NASA has assigned veteran astronaut Scott Kelly to undertake the longest spaceflight ever by an American as he will spend an entire year aboard the International Space Station beginning in 2015 with Russian cosmonaut Mikhail Kornienko. NASA said the mission will include collecting scientific data important to future human exploration of the solar system.
The astronauts have known each other for years. Kelly was a backup crew member for the station's Expedition 23/24 crews, where Kornienko served as a flight engineer. Kelly and Kornienko will launch aboard a Russian Soyuz spacecraft from the Baikonur Cosmodrome in Kazakhstan in spring 2015 and will land in Kazakhstan in spring 2016.
They are assigned to better understand how the human body reacts and adapts to the harsh environment of space during their year-long expedition aboard the orbiting laboratory. Data from the 12-month expedition will help inform current assessments of crew performance and health and will determine better and validate countermeasures to reduce the risks associated with future exploration as NASA plans for missions around the moon, an asteroid and ultimately Mars.
"Their skills and previous experience aboard the space station align with the mission's requirements," said William Gerstenmaier, associate administrator for Human Exploration and Operations at NASA Headquarters in Washington. "The one-year increment will expand the bounds of how we live and work in space and will increase our knowledge regarding the effects of microgravity on humans as we prepare for future missions beyond low-Earth orbit."
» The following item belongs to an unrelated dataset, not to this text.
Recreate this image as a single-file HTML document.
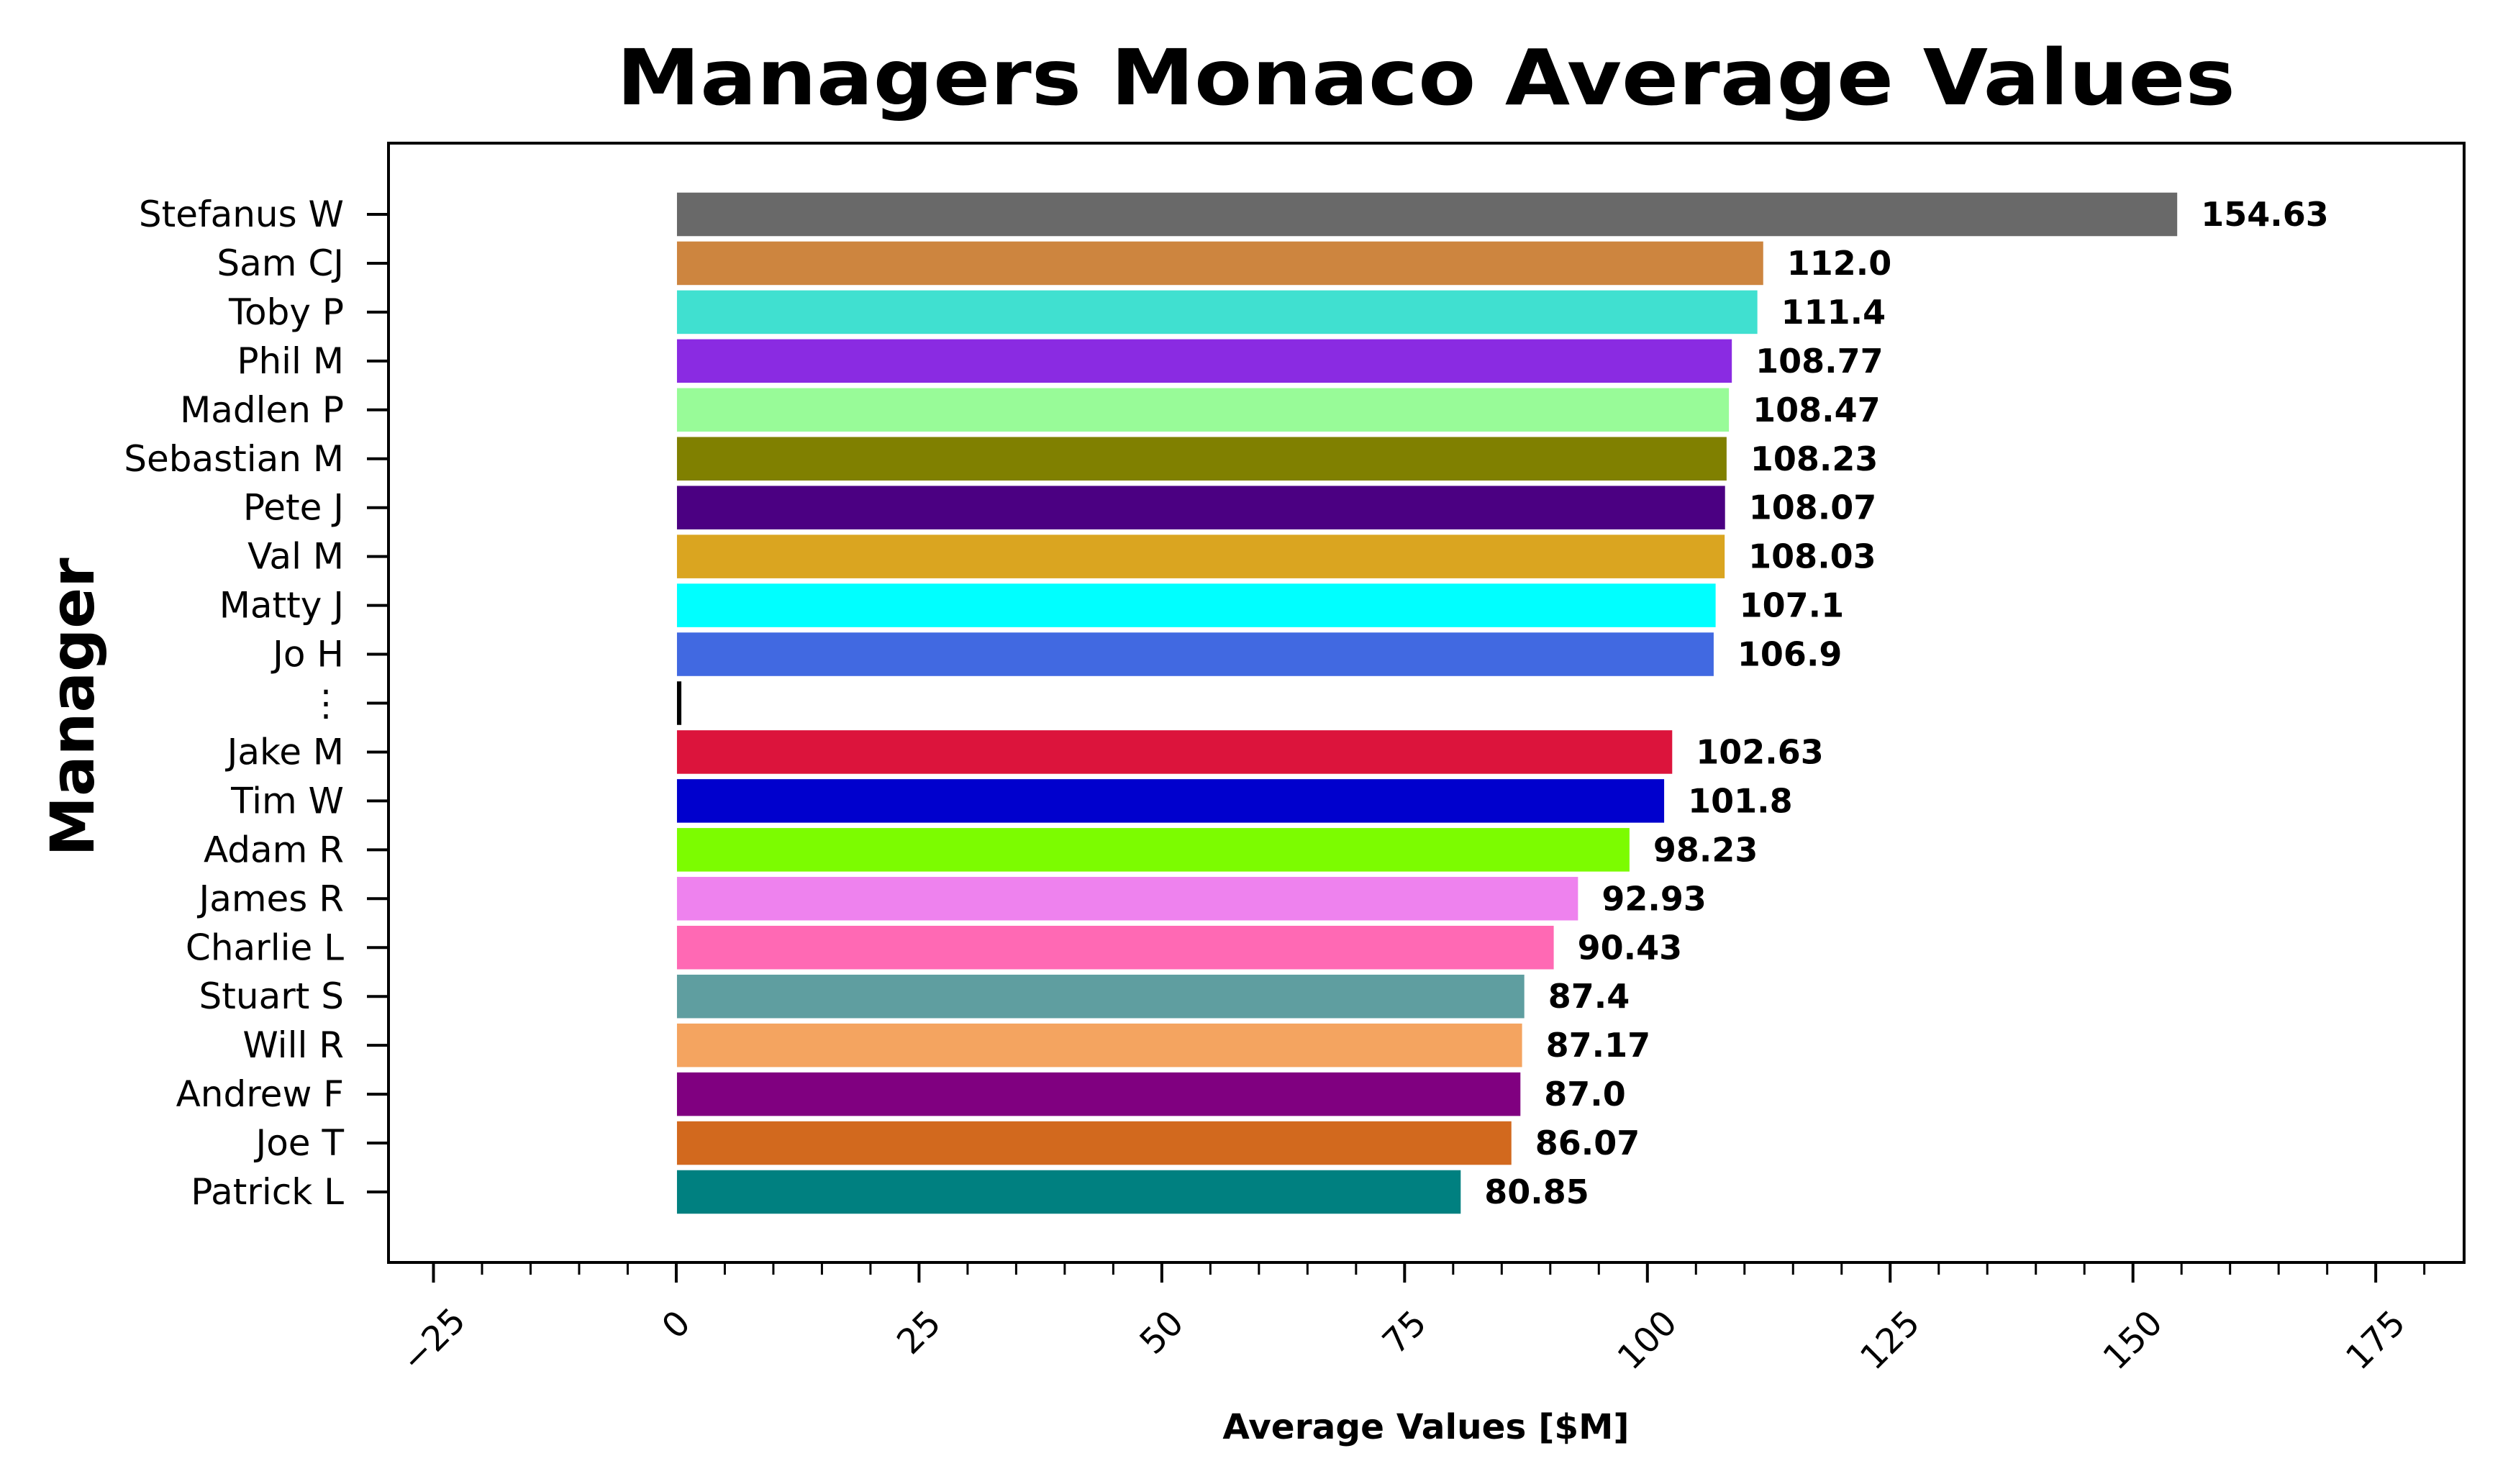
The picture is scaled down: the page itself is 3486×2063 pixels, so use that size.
<!DOCTYPE html>
<html><head><meta charset="utf-8"><style>
html,body{margin:0;padding:0;background:#fff;}
svg{display:block;font-family:"DejaVu Sans","Liberation Sans",sans-serif;}
</style></head><body>
<svg id="chart" width="3486" height="2063" viewBox="0 0 3486 2063" xmlns="http://www.w3.org/2000/svg">
<rect width="3486" height="2063" fill="#fff"/>
<text x="1982" y="145" font-size="107" font-weight="bold" text-anchor="middle" textLength="2250" lengthAdjust="spacingAndGlyphs">Managers Monaco Average Values</text>
<text transform="translate(130,983) rotate(-90)" font-size="84" font-weight="bold" text-anchor="middle">Manager</text>
<text x="1982" y="2000" font-size="48.5" font-weight="bold" text-anchor="middle">Average Values [$M]</text>
<g id="bars"></g>
<g id="xticks"></g>
<g id="yticks"></g>
<rect x="540" y="199" width="2885" height="1556" fill="none" stroke="#000" stroke-width="4"/>
</svg>
<script>
const categories = ["Stefanus W","Sam CJ","Toby P","Phil M","Madlen P","Sebastian M","Pete J","Val M","Matty J","Jo H","⋮","Jake M","Tim W","Adam R","James R","Charlie L","Stuart S","Will R","Andrew F","Joe T","Patrick L"];
const values = [154.63,112.0,111.4,108.77,108.47,108.23,108.07,108.03,107.1,106.9,0.6,102.63,101.8,98.23,92.93,90.43,87.4,87.17,87.0,86.07,80.85];
const valueLabels = ["154.63","112.0","111.4","108.77","108.47","108.23","108.07","108.03","107.1","106.9","","102.63","101.8","98.23","92.93","90.43","87.4","87.17","87.0","86.07","80.85"];
const colors = ["#696969","#CD853F","#40E0D0","#8A2BE2","#98FB98","#808000","#4B0082","#DAA520","#00FFFF","#4169E1","#000000","#DC143C","#0000CD","#7CFC00","#EE82EE","#FF69B4","#5F9EA0","#F4A460","#800080","#D2691E","#008080"];
const xTickValues = [-25,0,25,50,75,100,125,150,175];
const xTickLabels = ["\u221225","0","25","50","75","100","125","150","175"];
const xMin = -29.63, xMax = 184.1;

const NS = "http://www.w3.org/2000/svg";
const L = 540, R = 3425, T = 199, B = 1755;
const xs = v => L + (v - xMin) / (xMax - xMin) * (R - L);
const y0 = 298, pitch = 67.95;
const ys = i => y0 + i * pitch;
function mk(tag, attrs, parent){const e=document.createElementNS(NS,tag);for(const k in attrs)e.setAttribute(k,attrs[k]);parent.appendChild(e);return e;}

const gb = document.getElementById("bars");
categories.forEach((c,i)=>{
  const h = pitch*0.92;
  const r = mk("rect",{x:xs(0),y:ys(i)-h/2,width:Math.max(0,xs(values[i])-xs(0)),height:h,fill:colors[i],stroke:"#fff","stroke-width":2},gb);
  
  
  if(valueLabels[i]){
    const t = mk("text",{x:xs(values[i])+32,y:ys(i),"font-size":46,"font-weight":"bold","dominant-baseline":"central"},gb);
    t.textContent = valueLabels[i];
    
    
  }
});

const gy = document.getElementById("yticks");
categories.forEach((c,i)=>{
  mk("line",{x1:L-30,x2:L,y1:ys(i),y2:ys(i),stroke:"#000","stroke-width":4},gy);
  const t = mk("text",{x:L-62,y:ys(i),"font-size":50,"text-anchor":"end","dominant-baseline":"central"},gy);
  t.textContent = c;
  
  
});

const gx = document.getElementById("xticks");
for(let v=-25; v<=180; v+=5){
  const x = xs(v);
  if(x<L-1||x>R+1) continue;
  const major = v%25===0;
  mk("line",{x1:x,x2:x,y1:B,y2:B+(major?28:17),stroke:"#000","stroke-width":major?4:3},gx);
}
xTickValues.forEach((v,i)=>{
  const lab = xTickLabels[i];
  const w = lab.length*0.636*48, h = 56;
  const cy = 1811 + (w+h)*0.707/2;
  const t = mk("text",{x:xs(v),y:cy,"font-size":48,"text-anchor":"middle","dominant-baseline":"central",transform:`rotate(-45 ${xs(v)} ${cy})`},gx);
  t.textContent = lab;
  
  
});
</script>
</body></html>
Kelly is a retired captain in the U.S. Navy, whose twin brother, Mark Kelly (also a noted astronaut) is married to former Rep. Gabrielle Giffords. The Kelly brothers hold the rare prestige of being the only siblings to have both traveled in space. Kelly hails from West Orange, N.J. and has degrees from the State University of New York Maritime College and the University of Tennessee, Knoxville. He served as a pilot on space shuttle mission STS-103 in 1999, commander on STS-118 in 2007, flight engineer on the International Space Station Expedition 25 in 2010 and commander of Expedition 26 in 2011. Kelly has logged more than 180 days in space.